Now that there are more old people and fewer young ones in employment, the promise cannot be kept – so the old cannot retire on a state pension at 60 and enjoy retirement. Either they will have to work until 75 and have a very much shorter retirement or the state will have to borrow and borrow and borrow to make good the original promise of the welfare state.
In Europe, the state’s welfare dilemma is that the number of young Peters who are earning is getting smaller, while the number of Pauls is much larger than in William Beveridge’s day. In South Africa, our welfare state problem is the opposite.
Our individual taxpayers are getting older and paying less tax as they retire from paying jobs. We have a small number of earning taxpayers and they are hugely outnumbered by welfare recipients.
There are only 5 million individual taxpayers in South Africa, an economic growth rate of less than 2 percent and a private sector that is minute compared to Europe or the US.

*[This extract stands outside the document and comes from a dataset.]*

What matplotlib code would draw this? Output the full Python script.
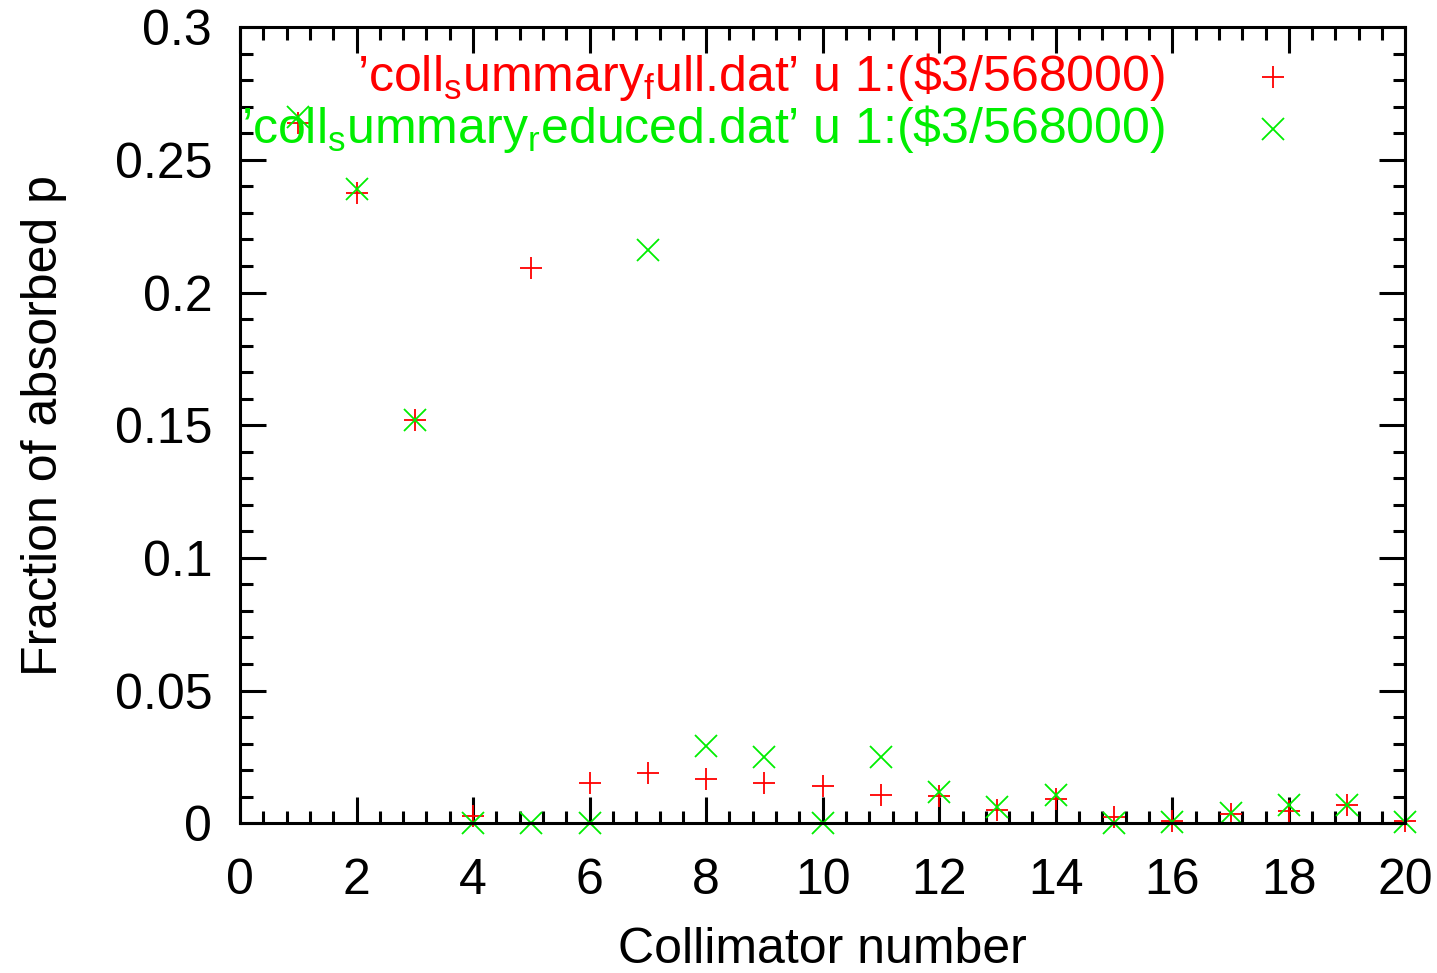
#!/usr/bin/env python3
"""Fraction of absorbed protons per collimator, full vs reduced summary."""
import matplotlib
matplotlib.use("Agg")
import matplotlib.pyplot as plt
from matplotlib.ticker import MultipleLocator

# collimator number and fraction ($3/568000) for each summary file
coll = list(range(1, 21))
full = [0.2638, 0.2374, 0.1518, 0.0026, 0.2091, 0.0150, 0.0188, 0.0166,
        0.0150, 0.0139, 0.0105, 0.0102, 0.0049, 0.0090, 0.0023, 0.0008,
        0.0034, 0.0045, 0.0070, 0.0008]
reduced = [0.2660, 0.2392, 0.1518, 0.0000, 0.0000, 0.0000, 0.2160, 0.0290,
           0.0249, 0.0000, 0.0249, 0.0117, 0.0060, 0.0105, 0.0000, 0.0005,
           0.0037, 0.0070, 0.0070, 0.0005]

yticks = [0, 0.05, 0.1, 0.15, 0.2, 0.25, 0.3]
ytick_labels = ["0", "0.05", "0.1", "0.15", "0.2", "0.25", "0.3"]
labels = [r"’coll$_\mathrm{s}$ummary$_\mathrm{f}$ull.dat’ u 1:(\$3/568000)",
          r"’coll$_\mathrm{s}$ummary$_\mathrm{r}$educed.dat’ u 1:(\$3/568000)"]
RED, GREEN = "#ff0000", "#00ee00"

plt.rcParams["font.family"] = ["Liberation Sans", "DejaVu Sans"]
plt.rcParams["mathtext.fontset"] = "custom"
plt.rcParams["mathtext.rm"] = "Liberation Sans"
plt.rcParams["mathtext.it"] = "Liberation Sans"

fig = plt.figure(figsize=(14.37, 9.73), dpi=100)
ax = fig.add_axes([0.167, 0.154, 0.811, 0.818])

ms, mew = 16, 1.3
ax.plot(coll, full, ls="none", marker="+", ms=ms, mew=mew, color=RED,
        clip_on=False)
ax.plot(coll, reduced, ls="none", marker="x", ms=ms, mew=mew, color=GREEN,
        clip_on=False)

ax.set_xlim(0, 20)
ax.set_ylim(0, 0.3)
ax.xaxis.set_major_locator(MultipleLocator(2))
ax.xaxis.set_minor_locator(MultipleLocator(0.4))
ax.set_yticks(yticks)
ax.set_yticklabels(ytick_labels)
ax.yaxis.set_minor_locator(MultipleLocator(0.01))

for s in ax.spines.values():
    s.set_linewidth(2.2)
ax.tick_params(which="both", direction="in", top=True, right=True,
               width=2.2, labelsize=36)
ax.tick_params(which="major", length=18.5)
ax.tick_params(which="minor", length=9)
ax.tick_params(axis="x", pad=25)
ax.tick_params(axis="y", pad=20)

ax.set_xlabel("Collimator number", fontsize=36, labelpad=17)
ax.set_ylabel("Fraction of absorbed p", fontsize=36, labelpad=34)

# gnuplot style key: right-aligned text, sample marker to its right
for i, (lab, col, mk) in enumerate(zip(labels, [RED, GREEN], ["+", "x"])):
    yk = 0.937 - i * 0.065
    ax.text(0.794, yk, lab, transform=ax.transAxes, ha="right",
            va="center", fontsize=36, color=col)
    ax.plot([0.886], [yk], transform=ax.transAxes, ls="none", marker=mk,
            ms=ms, mew=mew, color=col, clip_on=False)

fig.savefig("out.png", dpi=100)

What socialist politicians constantly ignore is the fact that the private sector is the source of virtually every cent the state spends on teachers, the army and the police.
It pays for public works such as roads, dams, school buildings, student grants, low-cost housing, and social grants to 16m people. The seeking of profit is the source of every civil servant’s salary.
Private enterprise is also the source of every cent of the millions that subsidise Eskom in the forlorn hope that it will eventually climb out of the hole it has dug for itself.
As president Bill Clinton once famously said: “It’s the economy, stupid!”
Every socialist idea rests on the private sector’s back. It is the goose that lays the golden eggs. Too many regulations, too many taxes, and too many welfare payments risk killing the goose and stopping the flow of golden eggs.
The only way to avoid this is to remove impediments to our own entrepreneurs, cut regulations to the bone, welcome foreign investment, and stop regarding profit as theft.
Do this, and maybe we can sustain a growing welfare bill for a while longer.
Keith Bryer is a retired communications consultant.